- Exercise requirements
Copy the first line of the entries below and every line after it through the line containing "0.60, 0.65, 0.60];". Do not include pictures.

- Rows from a dataset of charts and code
_ _ _
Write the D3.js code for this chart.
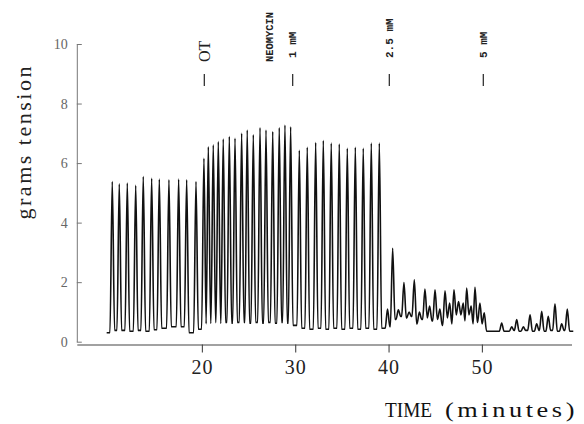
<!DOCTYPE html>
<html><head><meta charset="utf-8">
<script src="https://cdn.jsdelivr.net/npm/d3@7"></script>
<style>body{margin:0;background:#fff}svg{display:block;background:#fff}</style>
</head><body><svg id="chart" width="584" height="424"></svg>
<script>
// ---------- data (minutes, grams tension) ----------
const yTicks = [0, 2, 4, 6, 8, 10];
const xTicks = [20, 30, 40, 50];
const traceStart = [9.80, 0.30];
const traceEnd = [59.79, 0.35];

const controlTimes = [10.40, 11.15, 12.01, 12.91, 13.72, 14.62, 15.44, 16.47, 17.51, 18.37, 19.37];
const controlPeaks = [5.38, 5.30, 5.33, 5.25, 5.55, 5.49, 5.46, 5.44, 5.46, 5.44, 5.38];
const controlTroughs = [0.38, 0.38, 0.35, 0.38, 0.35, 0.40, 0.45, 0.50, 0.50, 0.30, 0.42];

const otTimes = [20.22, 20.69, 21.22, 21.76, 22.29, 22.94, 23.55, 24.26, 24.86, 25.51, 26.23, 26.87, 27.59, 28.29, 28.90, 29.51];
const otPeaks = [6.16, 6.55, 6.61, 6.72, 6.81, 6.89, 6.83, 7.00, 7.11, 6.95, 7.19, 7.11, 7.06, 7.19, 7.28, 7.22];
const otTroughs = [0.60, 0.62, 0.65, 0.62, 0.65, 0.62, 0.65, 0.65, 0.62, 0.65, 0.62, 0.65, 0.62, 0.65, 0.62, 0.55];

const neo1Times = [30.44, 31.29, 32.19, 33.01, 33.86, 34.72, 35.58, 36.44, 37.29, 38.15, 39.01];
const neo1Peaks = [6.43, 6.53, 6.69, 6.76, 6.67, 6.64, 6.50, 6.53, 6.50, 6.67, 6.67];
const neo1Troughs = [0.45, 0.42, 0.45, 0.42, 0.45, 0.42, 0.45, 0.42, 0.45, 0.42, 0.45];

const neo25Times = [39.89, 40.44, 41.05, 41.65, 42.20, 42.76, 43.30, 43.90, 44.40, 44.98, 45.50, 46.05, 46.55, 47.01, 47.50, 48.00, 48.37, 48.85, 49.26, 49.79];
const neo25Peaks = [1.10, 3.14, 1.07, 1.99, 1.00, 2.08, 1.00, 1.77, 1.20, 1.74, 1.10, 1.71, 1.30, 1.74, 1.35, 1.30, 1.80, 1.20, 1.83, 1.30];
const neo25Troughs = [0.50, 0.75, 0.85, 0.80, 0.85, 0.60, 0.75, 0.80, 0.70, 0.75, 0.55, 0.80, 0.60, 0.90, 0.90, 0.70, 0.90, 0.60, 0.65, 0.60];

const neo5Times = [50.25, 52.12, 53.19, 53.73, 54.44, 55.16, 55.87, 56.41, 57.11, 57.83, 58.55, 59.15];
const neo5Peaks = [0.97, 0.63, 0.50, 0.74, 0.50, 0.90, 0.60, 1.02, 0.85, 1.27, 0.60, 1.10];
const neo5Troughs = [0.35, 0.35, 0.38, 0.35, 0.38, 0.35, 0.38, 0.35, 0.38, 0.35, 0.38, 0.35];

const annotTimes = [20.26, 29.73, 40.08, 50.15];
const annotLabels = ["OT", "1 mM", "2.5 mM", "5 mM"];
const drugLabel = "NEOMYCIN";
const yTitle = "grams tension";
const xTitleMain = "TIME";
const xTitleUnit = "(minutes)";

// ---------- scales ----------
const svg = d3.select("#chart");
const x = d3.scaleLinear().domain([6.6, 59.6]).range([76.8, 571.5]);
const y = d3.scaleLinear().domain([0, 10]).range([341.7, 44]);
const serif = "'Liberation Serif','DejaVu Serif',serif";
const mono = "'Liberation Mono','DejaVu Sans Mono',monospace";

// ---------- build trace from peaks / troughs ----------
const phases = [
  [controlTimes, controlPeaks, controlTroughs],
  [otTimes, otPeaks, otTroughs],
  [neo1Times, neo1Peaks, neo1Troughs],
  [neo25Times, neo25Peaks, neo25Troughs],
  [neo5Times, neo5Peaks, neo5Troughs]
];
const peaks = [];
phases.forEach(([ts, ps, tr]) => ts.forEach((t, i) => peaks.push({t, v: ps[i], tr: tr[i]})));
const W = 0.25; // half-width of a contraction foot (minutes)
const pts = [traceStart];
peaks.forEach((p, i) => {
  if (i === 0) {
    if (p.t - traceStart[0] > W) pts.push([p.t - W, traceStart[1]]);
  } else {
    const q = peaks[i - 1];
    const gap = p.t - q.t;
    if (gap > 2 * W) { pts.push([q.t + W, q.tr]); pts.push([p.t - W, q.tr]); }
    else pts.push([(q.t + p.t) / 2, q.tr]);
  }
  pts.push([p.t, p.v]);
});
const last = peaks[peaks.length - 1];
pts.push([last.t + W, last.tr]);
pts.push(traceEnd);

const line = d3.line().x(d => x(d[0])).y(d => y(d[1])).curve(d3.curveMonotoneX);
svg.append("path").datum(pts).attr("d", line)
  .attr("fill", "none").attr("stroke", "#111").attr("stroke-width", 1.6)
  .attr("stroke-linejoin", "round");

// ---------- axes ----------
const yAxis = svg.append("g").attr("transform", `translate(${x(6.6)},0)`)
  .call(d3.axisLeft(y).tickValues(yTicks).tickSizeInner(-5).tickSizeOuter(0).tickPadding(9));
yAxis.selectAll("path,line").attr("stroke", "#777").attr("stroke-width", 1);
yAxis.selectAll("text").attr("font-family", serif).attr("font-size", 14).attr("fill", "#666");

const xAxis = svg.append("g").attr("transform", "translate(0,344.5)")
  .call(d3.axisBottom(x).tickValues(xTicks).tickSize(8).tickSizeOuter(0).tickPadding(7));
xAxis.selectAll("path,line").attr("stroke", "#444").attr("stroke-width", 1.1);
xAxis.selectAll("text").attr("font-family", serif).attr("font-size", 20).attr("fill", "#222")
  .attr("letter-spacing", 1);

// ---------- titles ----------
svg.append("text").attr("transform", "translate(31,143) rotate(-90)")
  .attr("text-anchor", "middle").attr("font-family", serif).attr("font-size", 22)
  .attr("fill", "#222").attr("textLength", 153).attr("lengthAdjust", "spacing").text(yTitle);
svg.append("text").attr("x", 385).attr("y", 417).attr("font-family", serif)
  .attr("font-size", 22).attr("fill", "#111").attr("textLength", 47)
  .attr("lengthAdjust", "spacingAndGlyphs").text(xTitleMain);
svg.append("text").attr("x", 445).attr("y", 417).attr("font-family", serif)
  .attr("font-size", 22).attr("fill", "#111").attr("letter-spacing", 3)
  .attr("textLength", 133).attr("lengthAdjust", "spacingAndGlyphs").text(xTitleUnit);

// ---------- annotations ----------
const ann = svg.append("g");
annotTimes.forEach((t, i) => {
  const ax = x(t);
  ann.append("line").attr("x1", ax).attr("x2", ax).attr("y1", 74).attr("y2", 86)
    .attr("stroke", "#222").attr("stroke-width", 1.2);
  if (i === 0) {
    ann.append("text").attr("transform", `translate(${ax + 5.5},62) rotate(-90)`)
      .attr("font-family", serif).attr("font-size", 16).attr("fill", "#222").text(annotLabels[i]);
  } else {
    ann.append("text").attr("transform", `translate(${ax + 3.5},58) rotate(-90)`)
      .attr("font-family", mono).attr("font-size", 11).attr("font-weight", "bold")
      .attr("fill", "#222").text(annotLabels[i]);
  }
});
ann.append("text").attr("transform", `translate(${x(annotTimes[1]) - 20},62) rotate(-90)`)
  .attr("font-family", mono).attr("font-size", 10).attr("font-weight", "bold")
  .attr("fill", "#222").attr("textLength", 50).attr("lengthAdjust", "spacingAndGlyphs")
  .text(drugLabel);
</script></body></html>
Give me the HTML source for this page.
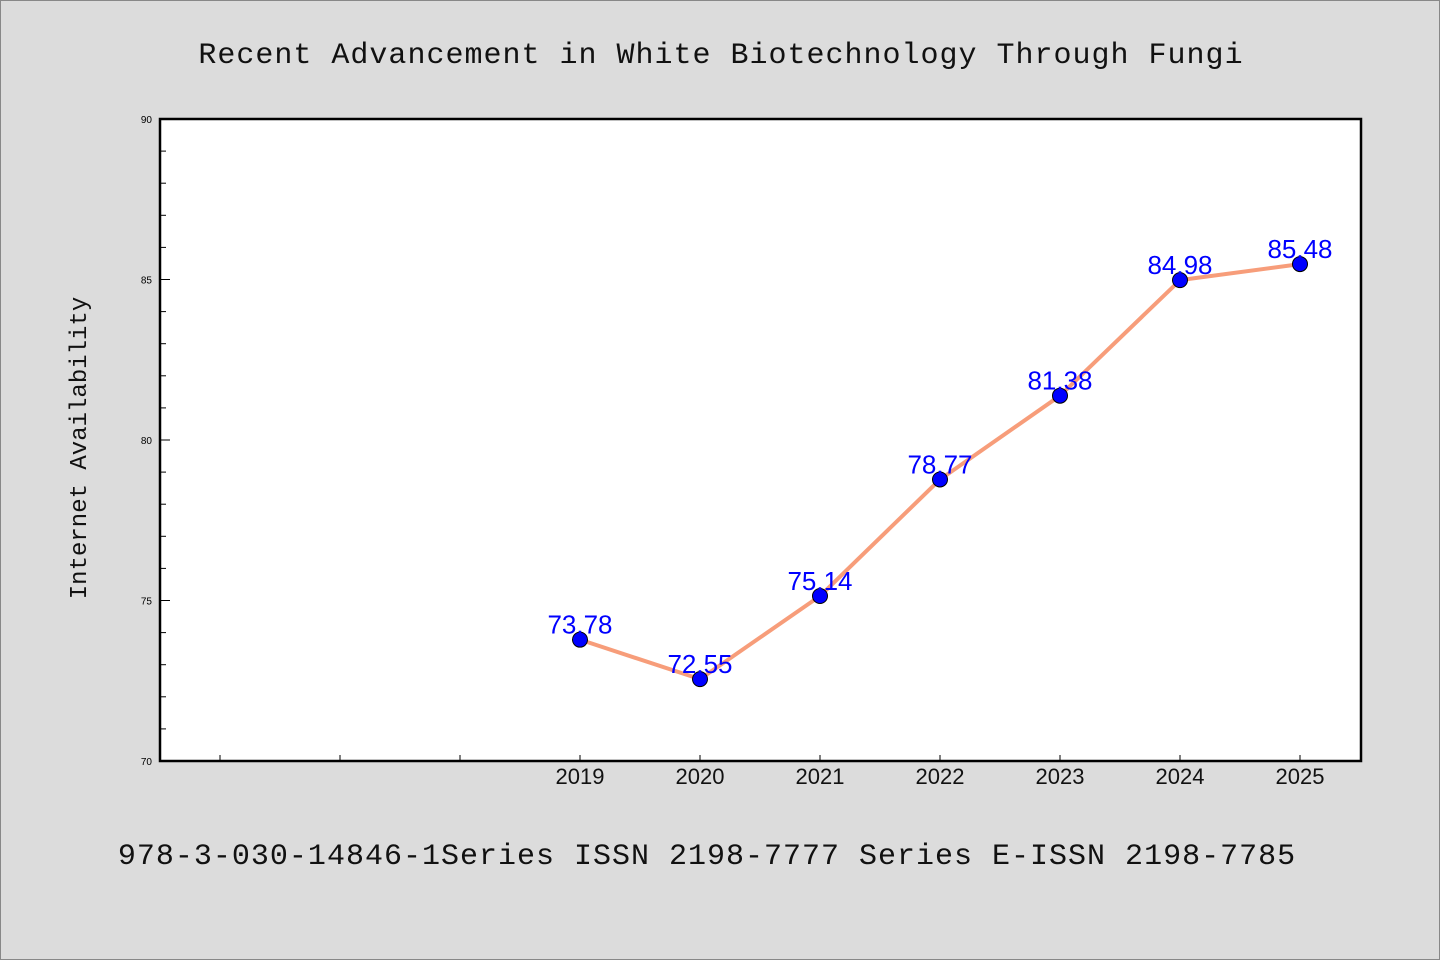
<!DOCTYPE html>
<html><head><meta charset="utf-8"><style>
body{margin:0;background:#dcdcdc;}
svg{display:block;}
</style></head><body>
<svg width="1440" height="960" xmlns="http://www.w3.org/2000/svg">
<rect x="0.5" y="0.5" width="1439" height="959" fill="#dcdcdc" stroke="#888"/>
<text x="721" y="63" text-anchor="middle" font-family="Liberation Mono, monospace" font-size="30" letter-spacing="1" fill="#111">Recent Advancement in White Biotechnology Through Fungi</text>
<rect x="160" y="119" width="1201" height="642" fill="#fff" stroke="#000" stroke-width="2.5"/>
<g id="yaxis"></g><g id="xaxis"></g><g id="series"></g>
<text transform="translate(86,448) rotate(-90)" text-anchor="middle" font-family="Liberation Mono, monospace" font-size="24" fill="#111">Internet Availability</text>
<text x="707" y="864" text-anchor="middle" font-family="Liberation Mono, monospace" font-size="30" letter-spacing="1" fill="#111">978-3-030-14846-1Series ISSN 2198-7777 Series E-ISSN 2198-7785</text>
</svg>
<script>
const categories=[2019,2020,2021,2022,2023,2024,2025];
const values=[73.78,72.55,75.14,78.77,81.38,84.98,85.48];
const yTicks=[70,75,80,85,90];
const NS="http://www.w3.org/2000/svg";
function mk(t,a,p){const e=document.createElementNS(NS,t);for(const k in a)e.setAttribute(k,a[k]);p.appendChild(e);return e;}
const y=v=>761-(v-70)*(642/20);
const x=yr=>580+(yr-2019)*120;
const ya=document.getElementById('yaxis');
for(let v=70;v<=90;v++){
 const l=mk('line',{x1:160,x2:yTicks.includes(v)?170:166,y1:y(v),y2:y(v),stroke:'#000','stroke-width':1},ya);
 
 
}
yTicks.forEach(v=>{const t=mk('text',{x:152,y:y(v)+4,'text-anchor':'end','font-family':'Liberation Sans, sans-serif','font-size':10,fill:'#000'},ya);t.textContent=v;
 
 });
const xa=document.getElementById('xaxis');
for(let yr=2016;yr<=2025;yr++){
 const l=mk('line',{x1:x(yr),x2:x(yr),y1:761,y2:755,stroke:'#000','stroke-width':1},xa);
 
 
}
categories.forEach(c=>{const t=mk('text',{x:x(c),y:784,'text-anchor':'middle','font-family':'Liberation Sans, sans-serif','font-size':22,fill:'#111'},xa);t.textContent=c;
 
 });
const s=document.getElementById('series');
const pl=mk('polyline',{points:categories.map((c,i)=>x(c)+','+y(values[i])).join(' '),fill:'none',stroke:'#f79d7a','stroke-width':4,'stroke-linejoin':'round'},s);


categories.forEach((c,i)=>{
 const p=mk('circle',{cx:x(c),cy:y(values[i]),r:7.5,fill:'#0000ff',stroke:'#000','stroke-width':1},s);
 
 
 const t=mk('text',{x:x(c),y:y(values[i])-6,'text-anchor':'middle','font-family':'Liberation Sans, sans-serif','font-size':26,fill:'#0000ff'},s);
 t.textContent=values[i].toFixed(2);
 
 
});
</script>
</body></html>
_ _ _
- Reply
Write the D3.js code for this chart.
<!DOCTYPE html>
<html><head><meta charset="utf-8">
<script src="https://cdn.jsdelivr.net/npm/d3@7"></script>
<style>body{margin:0;background:#fff}svg{display:block;background:#fff}</style>
</head><body><svg id="chart" width="584" height="424"></svg>
<script>
// ---------- data (minutes, grams tension) ----------
const yTicks = [0, 2, 4, 6, 8, 10];
const xTicks = [20, 30, 40, 50];
const traceStart = [9.80, 0.30];
const traceEnd = [59.79, 0.35];

const controlTimes = [10.40, 11.15, 12.01, 12.91, 13.72, 14.62, 15.44, 16.47, 17.51, 18.37, 19.37];
const controlPeaks = [5.38, 5.30, 5.33, 5.25, 5.55, 5.49, 5.46, 5.44, 5.46, 5.44, 5.38];
const controlTroughs = [0.38, 0.38, 0.35, 0.38, 0.35, 0.40, 0.45, 0.50, 0.50, 0.30, 0.42];

const otTimes = [20.22, 20.69, 21.22, 21.76, 22.29, 22.94, 23.55, 24.26, 24.86, 25.51, 26.23, 26.87, 27.59, 28.29, 28.90, 29.51];
const otPeaks = [6.16, 6.55, 6.61, 6.72, 6.81, 6.89, 6.83, 7.00, 7.11, 6.95, 7.19, 7.11, 7.06, 7.19, 7.28, 7.22];
const otTroughs = [0.60, 0.62, 0.65, 0.62, 0.65, 0.62, 0.65, 0.65, 0.62, 0.65, 0.62, 0.65, 0.62, 0.65, 0.62, 0.55];

const neo1Times = [30.44, 31.29, 32.19, 33.01, 33.86, 34.72, 35.58, 36.44, 37.29, 38.15, 39.01];
const neo1Peaks = [6.43, 6.53, 6.69, 6.76, 6.67, 6.64, 6.50, 6.53, 6.50, 6.67, 6.67];
const neo1Troughs = [0.45, 0.42, 0.45, 0.42, 0.45, 0.42, 0.45, 0.42, 0.45, 0.42, 0.45];

const neo25Times = [39.89, 40.44, 41.05, 41.65, 42.20, 42.76, 43.30, 43.90, 44.40, 44.98, 45.50, 46.05, 46.55, 47.01, 47.50, 48.00, 48.37, 48.85, 49.26, 49.79];
const neo25Peaks = [1.10, 3.14, 1.07, 1.99, 1.00, 2.08, 1.00, 1.77, 1.20, 1.74, 1.10, 1.71, 1.30, 1.74, 1.35, 1.30, 1.80, 1.20, 1.83, 1.30];
const neo25Troughs = [0.50, 0.75, 0.85, 0.80, 0.85, 0.60, 0.75, 0.80, 0.70, 0.75, 0.55, 0.80, 0.60, 0.90, 0.90, 0.70, 0.90, 0.60, 0.65, 0.60];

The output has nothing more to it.